**Written instruction**
Pictures excluded, reproduce exactly the lines below from the one with "Give me the D3.js source for this chart." through the one with "const keys = quarters.map((q, i) => i);", both included.

─── Stored data ───

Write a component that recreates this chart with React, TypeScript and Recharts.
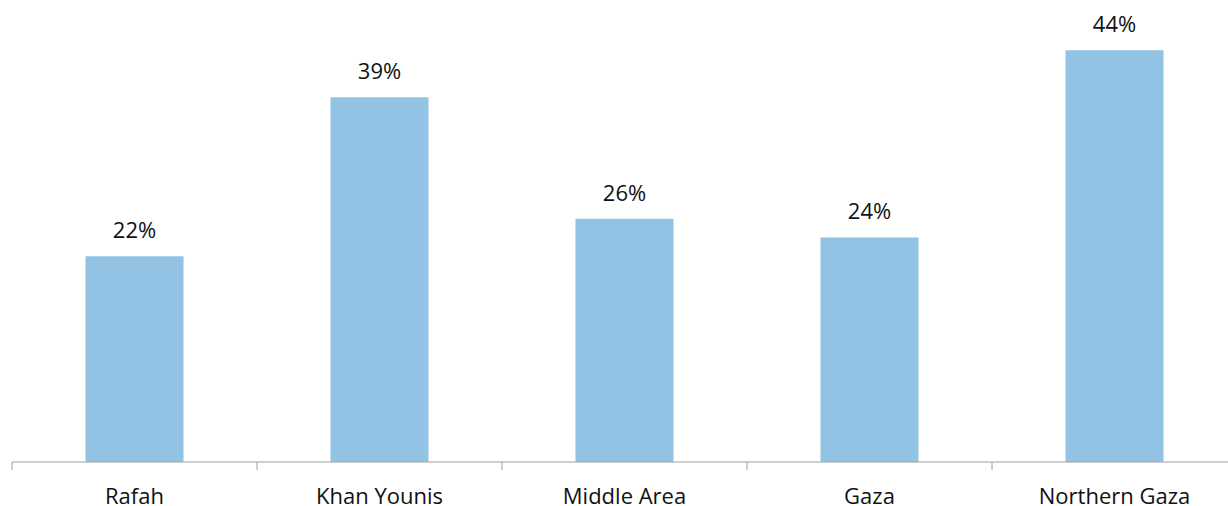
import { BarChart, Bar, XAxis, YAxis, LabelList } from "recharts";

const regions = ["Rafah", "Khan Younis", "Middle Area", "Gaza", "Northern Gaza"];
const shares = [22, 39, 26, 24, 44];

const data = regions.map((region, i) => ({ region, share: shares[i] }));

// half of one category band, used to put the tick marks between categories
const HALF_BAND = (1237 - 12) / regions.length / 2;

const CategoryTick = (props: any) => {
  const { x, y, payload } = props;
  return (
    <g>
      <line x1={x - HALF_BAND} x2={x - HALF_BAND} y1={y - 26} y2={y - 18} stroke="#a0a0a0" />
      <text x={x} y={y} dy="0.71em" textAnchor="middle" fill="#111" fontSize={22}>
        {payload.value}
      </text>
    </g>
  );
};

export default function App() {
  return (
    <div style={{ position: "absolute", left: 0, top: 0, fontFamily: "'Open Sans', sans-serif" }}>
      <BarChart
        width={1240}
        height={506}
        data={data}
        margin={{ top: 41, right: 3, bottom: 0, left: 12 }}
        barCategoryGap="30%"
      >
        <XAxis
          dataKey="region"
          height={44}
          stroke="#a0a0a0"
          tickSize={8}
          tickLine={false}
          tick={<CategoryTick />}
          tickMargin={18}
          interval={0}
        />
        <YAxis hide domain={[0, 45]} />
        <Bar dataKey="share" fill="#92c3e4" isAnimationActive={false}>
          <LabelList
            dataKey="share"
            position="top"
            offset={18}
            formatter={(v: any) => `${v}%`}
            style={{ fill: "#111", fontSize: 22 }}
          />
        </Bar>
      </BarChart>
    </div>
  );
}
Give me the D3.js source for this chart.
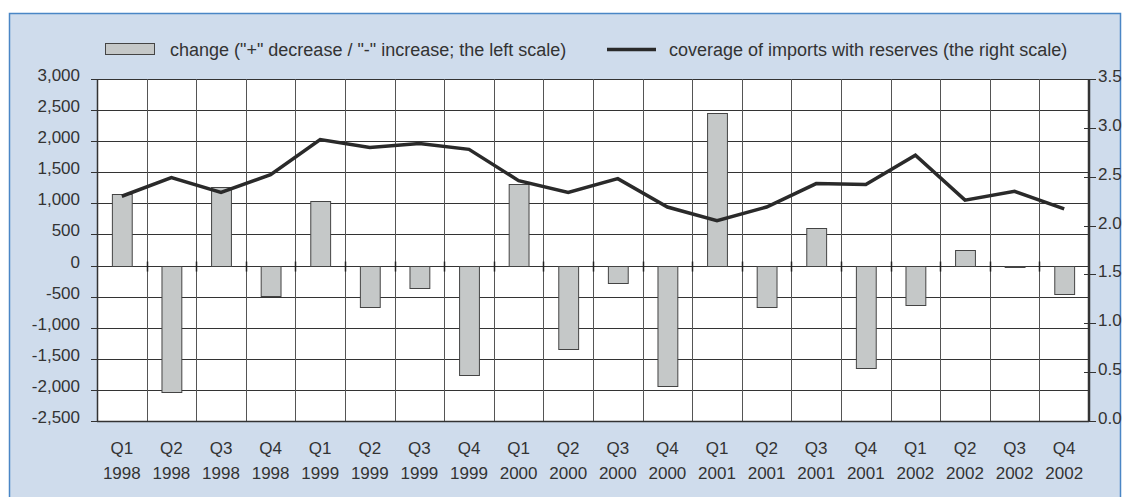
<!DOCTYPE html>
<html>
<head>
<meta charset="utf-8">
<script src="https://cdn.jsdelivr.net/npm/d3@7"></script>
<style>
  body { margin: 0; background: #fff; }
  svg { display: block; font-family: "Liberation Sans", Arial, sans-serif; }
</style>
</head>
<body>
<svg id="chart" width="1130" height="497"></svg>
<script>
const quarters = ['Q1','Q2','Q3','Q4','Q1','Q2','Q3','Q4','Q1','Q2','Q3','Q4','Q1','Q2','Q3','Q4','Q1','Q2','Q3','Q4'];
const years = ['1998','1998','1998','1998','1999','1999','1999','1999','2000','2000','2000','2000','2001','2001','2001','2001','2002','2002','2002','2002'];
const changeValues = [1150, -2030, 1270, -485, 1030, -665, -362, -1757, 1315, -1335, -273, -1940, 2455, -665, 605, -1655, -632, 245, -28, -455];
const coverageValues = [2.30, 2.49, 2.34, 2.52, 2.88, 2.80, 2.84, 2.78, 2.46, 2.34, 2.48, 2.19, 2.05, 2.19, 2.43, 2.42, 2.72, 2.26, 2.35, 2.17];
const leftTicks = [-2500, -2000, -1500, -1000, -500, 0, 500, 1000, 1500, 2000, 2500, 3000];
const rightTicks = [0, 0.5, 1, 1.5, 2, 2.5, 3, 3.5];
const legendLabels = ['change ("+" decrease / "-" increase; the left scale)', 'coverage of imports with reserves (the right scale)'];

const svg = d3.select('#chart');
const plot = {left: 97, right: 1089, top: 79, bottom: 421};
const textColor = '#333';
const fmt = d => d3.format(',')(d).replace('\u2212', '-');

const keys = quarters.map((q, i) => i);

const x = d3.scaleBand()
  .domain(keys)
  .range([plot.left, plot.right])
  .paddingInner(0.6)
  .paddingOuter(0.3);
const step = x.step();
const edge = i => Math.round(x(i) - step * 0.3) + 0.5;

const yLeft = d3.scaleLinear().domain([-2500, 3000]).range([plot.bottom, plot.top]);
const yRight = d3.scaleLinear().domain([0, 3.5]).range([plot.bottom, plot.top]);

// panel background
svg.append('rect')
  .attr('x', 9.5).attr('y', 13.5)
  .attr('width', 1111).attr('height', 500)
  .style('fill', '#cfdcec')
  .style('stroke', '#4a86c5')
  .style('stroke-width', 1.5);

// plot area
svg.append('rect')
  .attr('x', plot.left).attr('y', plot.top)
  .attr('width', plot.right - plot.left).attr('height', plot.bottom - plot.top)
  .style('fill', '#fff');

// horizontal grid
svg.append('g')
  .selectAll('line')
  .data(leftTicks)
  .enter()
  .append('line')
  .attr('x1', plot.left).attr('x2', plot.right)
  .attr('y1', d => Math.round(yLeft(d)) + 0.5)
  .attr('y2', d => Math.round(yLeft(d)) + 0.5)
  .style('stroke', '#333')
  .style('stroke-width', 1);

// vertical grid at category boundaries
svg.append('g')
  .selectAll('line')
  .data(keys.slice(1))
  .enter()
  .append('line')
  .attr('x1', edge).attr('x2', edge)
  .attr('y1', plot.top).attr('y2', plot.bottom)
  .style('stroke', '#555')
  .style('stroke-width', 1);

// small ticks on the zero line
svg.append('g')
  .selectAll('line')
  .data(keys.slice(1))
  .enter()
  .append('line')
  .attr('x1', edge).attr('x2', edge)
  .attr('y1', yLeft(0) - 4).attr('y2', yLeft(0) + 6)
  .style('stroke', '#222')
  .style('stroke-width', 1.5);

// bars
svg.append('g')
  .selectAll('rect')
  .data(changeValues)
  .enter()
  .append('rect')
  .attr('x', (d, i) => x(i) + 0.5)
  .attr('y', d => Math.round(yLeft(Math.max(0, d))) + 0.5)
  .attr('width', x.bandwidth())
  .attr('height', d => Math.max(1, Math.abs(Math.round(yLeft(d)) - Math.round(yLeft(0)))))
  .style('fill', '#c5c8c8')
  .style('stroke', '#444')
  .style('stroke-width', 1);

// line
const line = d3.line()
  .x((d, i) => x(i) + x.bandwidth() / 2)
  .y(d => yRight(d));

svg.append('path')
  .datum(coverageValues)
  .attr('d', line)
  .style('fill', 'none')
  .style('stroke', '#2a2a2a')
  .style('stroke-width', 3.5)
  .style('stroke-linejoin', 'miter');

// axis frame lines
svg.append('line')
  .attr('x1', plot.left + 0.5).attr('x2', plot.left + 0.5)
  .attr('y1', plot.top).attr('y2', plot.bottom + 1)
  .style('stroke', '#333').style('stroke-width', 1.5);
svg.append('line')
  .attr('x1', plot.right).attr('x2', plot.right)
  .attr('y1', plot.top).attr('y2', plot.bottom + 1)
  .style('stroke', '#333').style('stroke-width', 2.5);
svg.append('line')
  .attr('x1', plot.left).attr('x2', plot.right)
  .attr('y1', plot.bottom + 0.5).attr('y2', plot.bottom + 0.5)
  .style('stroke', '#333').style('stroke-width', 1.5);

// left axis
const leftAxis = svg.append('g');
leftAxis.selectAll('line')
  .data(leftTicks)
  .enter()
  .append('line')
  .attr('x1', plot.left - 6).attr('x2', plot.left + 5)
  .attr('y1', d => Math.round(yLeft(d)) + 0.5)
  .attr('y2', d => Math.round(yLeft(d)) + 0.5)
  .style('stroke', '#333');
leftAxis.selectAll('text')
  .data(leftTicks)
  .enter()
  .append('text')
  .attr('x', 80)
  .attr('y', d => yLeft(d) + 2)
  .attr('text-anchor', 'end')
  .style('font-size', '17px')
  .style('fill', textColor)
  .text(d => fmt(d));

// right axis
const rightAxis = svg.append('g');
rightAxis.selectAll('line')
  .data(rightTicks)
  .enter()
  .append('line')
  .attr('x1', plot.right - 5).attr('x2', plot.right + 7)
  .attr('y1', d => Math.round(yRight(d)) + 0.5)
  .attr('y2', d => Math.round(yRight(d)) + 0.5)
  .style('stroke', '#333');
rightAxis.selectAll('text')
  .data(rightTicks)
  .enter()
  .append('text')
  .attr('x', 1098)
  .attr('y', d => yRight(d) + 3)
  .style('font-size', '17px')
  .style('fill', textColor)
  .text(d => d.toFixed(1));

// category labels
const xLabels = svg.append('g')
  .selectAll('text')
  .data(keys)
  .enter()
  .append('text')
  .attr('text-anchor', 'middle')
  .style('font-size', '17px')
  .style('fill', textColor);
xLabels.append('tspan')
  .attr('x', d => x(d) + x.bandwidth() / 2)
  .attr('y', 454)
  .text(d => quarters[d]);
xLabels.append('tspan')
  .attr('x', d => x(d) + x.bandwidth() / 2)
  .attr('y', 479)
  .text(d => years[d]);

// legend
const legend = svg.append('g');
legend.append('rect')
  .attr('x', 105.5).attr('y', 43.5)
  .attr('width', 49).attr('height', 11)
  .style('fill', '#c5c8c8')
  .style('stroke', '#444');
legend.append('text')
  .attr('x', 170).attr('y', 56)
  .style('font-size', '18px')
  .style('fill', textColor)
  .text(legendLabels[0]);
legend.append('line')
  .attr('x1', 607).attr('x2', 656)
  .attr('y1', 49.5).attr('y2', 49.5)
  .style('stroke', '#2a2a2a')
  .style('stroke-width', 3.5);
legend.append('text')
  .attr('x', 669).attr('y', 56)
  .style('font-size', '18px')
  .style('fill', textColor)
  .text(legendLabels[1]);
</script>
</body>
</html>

───

**Response to the task**
Give me the D3.js source for this chart.
<!DOCTYPE html>
<html>
<head>
<meta charset="utf-8">
<script src="https://cdn.jsdelivr.net/npm/d3@7"></script>
<style>
  body { margin: 0; background: #fff; }
  svg { display: block; font-family: "Liberation Sans", Arial, sans-serif; }
</style>
</head>
<body>
<svg id="chart" width="1130" height="497"></svg>
<script>
const quarters = ['Q1','Q2','Q3','Q4','Q1','Q2','Q3','Q4','Q1','Q2','Q3','Q4','Q1','Q2','Q3','Q4','Q1','Q2','Q3','Q4'];
const years = ['1998','1998','1998','1998','1999','1999','1999','1999','2000','2000','2000','2000','2001','2001','2001','2001','2002','2002','2002','2002'];
const changeValues = [1150, -2030, 1270, -485, 1030, -665, -362, -1757, 1315, -1335, -273, -1940, 2455, -665, 605, -1655, -632, 245, -28, -455];
const coverageValues = [2.30, 2.49, 2.34, 2.52, 2.88, 2.80, 2.84, 2.78, 2.46, 2.34, 2.48, 2.19, 2.05, 2.19, 2.43, 2.42, 2.72, 2.26, 2.35, 2.17];
const leftTicks = [-2500, -2000, -1500, -1000, -500, 0, 500, 1000, 1500, 2000, 2500, 3000];
const rightTicks = [0, 0.5, 1, 1.5, 2, 2.5, 3, 3.5];
const legendLabels = ['change ("+" decrease / "-" increase; the left scale)', 'coverage of imports with reserves (the right scale)'];

const svg = d3.select('#chart');
const plot = {left: 97, right: 1089, top: 79, bottom: 421};
const textColor = '#333';
const fmt = d => d3.format(',')(d).replace('\u2212', '-');

const keys = quarters.map((q, i) => i);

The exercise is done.